Having accumulated a suspiciously precise 700 g of activated alumina desiccant from the PolyDryer filament boxes, I poured it into the same cast-iron pan on the induction cooktop:

Alumina regeneration - induction cooktop
Alumina regeneration – induction cooktop

Based on the results from last time, I set the temperature to the cooktop’s maximum 460 °F and, bother fiddling with condensing the moisture on a lid, and let it cook.

Weighing the beads (about) once an hour:

  • Start: 700 g
  • 1 hr: 678 g
  • 2 hr: 666 g
  • 3 hr: 661 g

The 39 g water loss is 5.6% of the wet weight and 5.9% of the dry weight, which is roughly the amount absorbed by both silica gel and alumina after a month or so in the filament boxes.

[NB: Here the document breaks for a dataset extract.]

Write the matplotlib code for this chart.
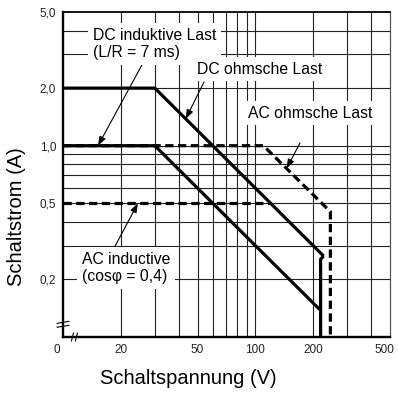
import matplotlib
matplotlib.use("Agg")
import matplotlib.pyplot as plt
from matplotlib.transforms import ScaledTranslation

plt.rcParams['font.family'] = ['Liberation Sans', 'DejaVu Sans']

# ---- data ----
dc_ohm_v = [10, 30, 226]
dc_ohm_i = [2.0, 2.0, 0.265]
dc_cut_v = [226, 218, 218]
dc_cut_i = [0.265, 0.255, 0.1]
dc_ind_v = [10, 30, 216]
dc_ind_i = [1.0, 1.0, 0.139]
ac_ohm_v = [10, 110, 245, 245]
ac_ohm_i = [1.0, 1.0, 0.452, 0.1]
ac_ind_v = [10, 120]
ac_ind_i = [0.5, 0.5]

x_ticks = [10, 20, 50, 100, 200, 500]
x_ticklabels = ["0", "20", "50", "100", "200", "500"]
y_ticks = [0.2, 0.5, 1.0, 2.0, 5.0]
y_ticklabels = ["0,2", "0,5", "1,0", "2,0", "5,0"]
grid_v = [20, 30, 40, 50, 60, 70, 80, 90, 100, 200, 300, 400]
grid_h = [0.2, 0.3, 0.4, 0.5, 0.6, 0.7, 0.8, 0.9, 1.0, 2.0, 3.0, 4.0]

# annotation targets (points on the curves)
ann_dc_ind = (15.2, 1.0)
ann_dc_ohm = (43.4, 1.38)
ann_ac_ohm = (145, 0.76)
ann_ac_ind = (24.5, 0.5)

W, H = 398, 394
fig = plt.figure(figsize=(W / 100, H / 100), dpi=100)
L, R, T, B = 63, 390, 12, 337
ax = fig.add_axes([L / W, 1 - B / H, (R - L) / W, (B - T) / H])
ax.set_xscale('log')
ax.set_yscale('log')
ax.set_xlim(10, 500)
ax.set_ylim(0.1, 5.0)

for v in grid_v:
    ax.axvline(v, color='#222222', lw=0.8, zorder=1)
for h in grid_h:
    ax.axhline(h, color='#222222', lw=0.8, zorder=1)

lw = 2.3
ax.plot(dc_ohm_v, dc_ohm_i, color='black', lw=lw, zorder=4, solid_capstyle='butt')
ax.plot(dc_cut_v, dc_cut_i, color='black', lw=lw, zorder=4, solid_capstyle='butt')
ax.plot(dc_ind_v, dc_ind_i, color='black', lw=lw, zorder=4, solid_capstyle='butt')
ax.plot(ac_ohm_v, ac_ohm_i, color='black', lw=lw, zorder=4, dashes=(2.6, 1.4))
ax.plot(ac_ind_v, ac_ind_i, color='black', lw=lw, zorder=4, dashes=(2.6, 1.4))

ax.set_xticks(x_ticks)
ax.set_xticklabels(x_ticklabels)
ax.set_yticks(y_ticks)
ax.set_yticklabels(y_ticklabels)
ax.minorticks_off()
ax.tick_params(axis='both', length=0, labelsize=8.5, labelcolor='#222222')
ax.tick_params(axis='x', pad=5)
ax.tick_params(axis='y', pad=5)
xl = ax.get_xticklabels()
xl[0].set_transform(xl[0].get_transform() + ScaledTranslation(-6 / 100, 0, fig.dpi_scale_trans))
xl[-1].set_transform(xl[-1].get_transform() + ScaledTranslation(-6 / 100, 0, fig.dpi_scale_trans))

ax.spines['left'].set_linewidth(1.7)
ax.spines['bottom'].set_linewidth(1.7)
ax.spines['top'].set_linewidth(1.3)
ax.spines['right'].set_linewidth(0.9)
ax.spines['right'].set_color('#555555')

# axis break marks
ax.plot([-0.018, 0.018], [0.030, 0.036], transform=ax.transAxes, color='black', lw=0.8, clip_on=False, zorder=6)
ax.plot([-0.018, 0.018], [0.042, 0.048], transform=ax.transAxes, color='black', lw=0.8, clip_on=False, zorder=6)
ax.plot([0.026, 0.032], [-0.012, 0.012], transform=ax.transAxes, color='black', lw=0.8, clip_on=False, zorder=6)
ax.plot([0.038, 0.044], [-0.012, 0.012], transform=ax.transAxes, color='black', lw=0.8, clip_on=False, zorder=6)

box = dict(facecolor='white', edgecolor='none', boxstyle='square,pad=0.3')
fs = 11.3

def fp(x, y):
    return (x / W, 1 - y / H)

fig.text(*fp(93, 44), "DC induktive Last\n(L/R = 7 ms)", fontsize=fs, ha='left', va='center',
         bbox=box, zorder=3, linespacing=1.15)
fig.text(*fp(197, 69), "DC ohmsche Last", fontsize=fs, ha='left', va='center', bbox=box, zorder=3)
fig.text(*fp(248, 113), "AC ohmsche Last", fontsize=fs, ha='left', va='center', bbox=box, zorder=3)
fig.text(*fp(82, 268), "AC inductive\n(cos\u03c6 = 0,4)", fontsize=fs, ha='left', va='center',
         bbox=box, zorder=3, linespacing=1.15)

arrow = dict(arrowstyle='-|>,head_length=0.55,head_width=0.2', color='black', lw=0.8,
             shrinkA=0, shrinkB=0)
for tgt, tail in [(ann_dc_ind, (143, 63)), (ann_dc_ohm, (204, 82)),
                  (ann_ac_ohm, (300, 143)), (ann_ac_ind, (113, 250))]:
    ax.annotate('', xy=tgt, xycoords='data', xytext=(tail[0], H - tail[1]),
                textcoords='figure pixels', arrowprops=arrow, zorder=5)

fig.text(*fp(17, 217), "Schaltstrom (A)", fontsize=14.5, rotation=90, ha='center', va='center')
fig.text(*fp(188, 378), "Schaltspannung (V)", fontsize=14.5, ha='center', va='center')

fig.savefig('out.png', dpi=100)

During those hours the surface temperature rose from 73 F to 190 °F, although the exact number depends on exactly where the IR thermometer was staring. Stirring the beads to get an average temperature might be more convincing, but not by much.

Exactly how dry the beads become after three hours remains unknown, but the temperature increase suggests most of the water has gone elsewhere.

Cooling the beads in a covered bowl and pouring them into a jug produced a total weight of 767 g, which settled at 770 g over the course of two days; the jug seems reasonably vapor-tight.

Alumina beads seem much less prone to damage by overheating than silica gel beads and have similar performance in the boxes, which makes them a strong contender for the next round.